Firstly, I am aware this question has been asked on this site before. My issue is that I don't feel confident on my approach to the proof since other solutions use the concepts of conjugation.
Here is my approach to the proof. Assume $\phi:G\rightarrow H$ is an isomorphism. Let $\theta:{\rm Aut}(G) \rightarrow {\rm Aut}(H)$ by $\theta(\alpha)=\phi(\alpha)$, where $\alpha\in{\rm Aut}(G)$ be a function. I claim that $\theta$ is an isomorphism between ${\rm Aut}(G)$ and ${\rm Aut}(H)$.
Am I right?
In situations like this, it's often useful to draw a diagram : you want to carry some structure of $G$ (an automorphism $\alpha$) to $H$ and you're not sure how to compose the morphisms, then simply draw :
$\require{AMScd} \begin{CD} G @>{\phi}>> H;\\ @VVV^\alpha @VVV^\beta \\ G @>{\phi}>> H; \end{CD}$
($\alpha$ is supposed to be on the leftmost arrow, if someone can help me fix this...)

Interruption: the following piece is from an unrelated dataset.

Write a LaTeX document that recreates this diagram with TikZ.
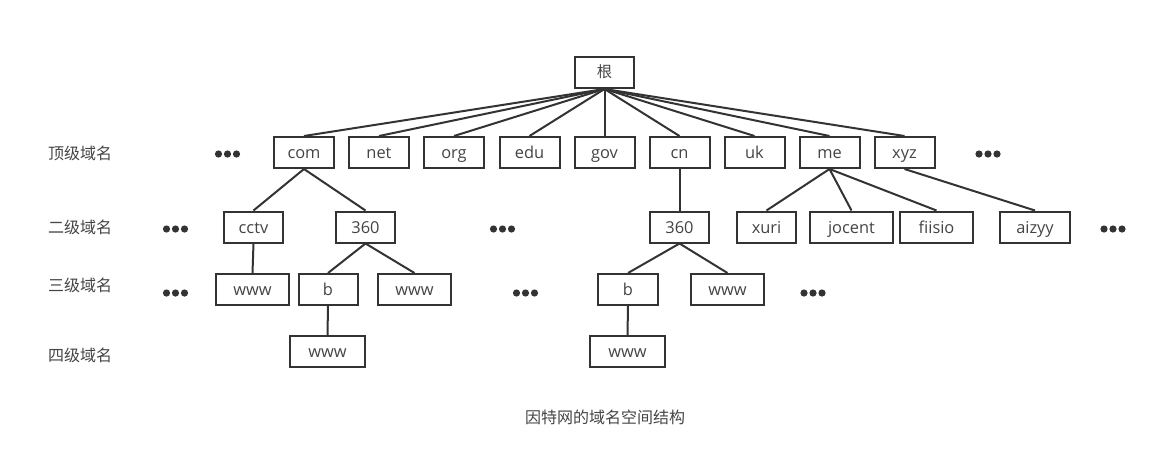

This tells you that an automorphism that's naturally associated to $\alpha$, call it $\beta$, would satisfy $\beta\circ \phi = \phi\circ \alpha$, so $\beta = \phi\circ\alpha\circ \phi^{-1}$ seems like a good candidate.
Of course this is not a proof that this works, nor is it the only way to make it work, but this is a way of finding ideas, and it comes in handy more than once. Now you simply have to check that $\alpha \mapsto \phi\circ \alpha\circ\phi^{-1}$ is an isomorphism $Aut(G)\to Aut(H)$ !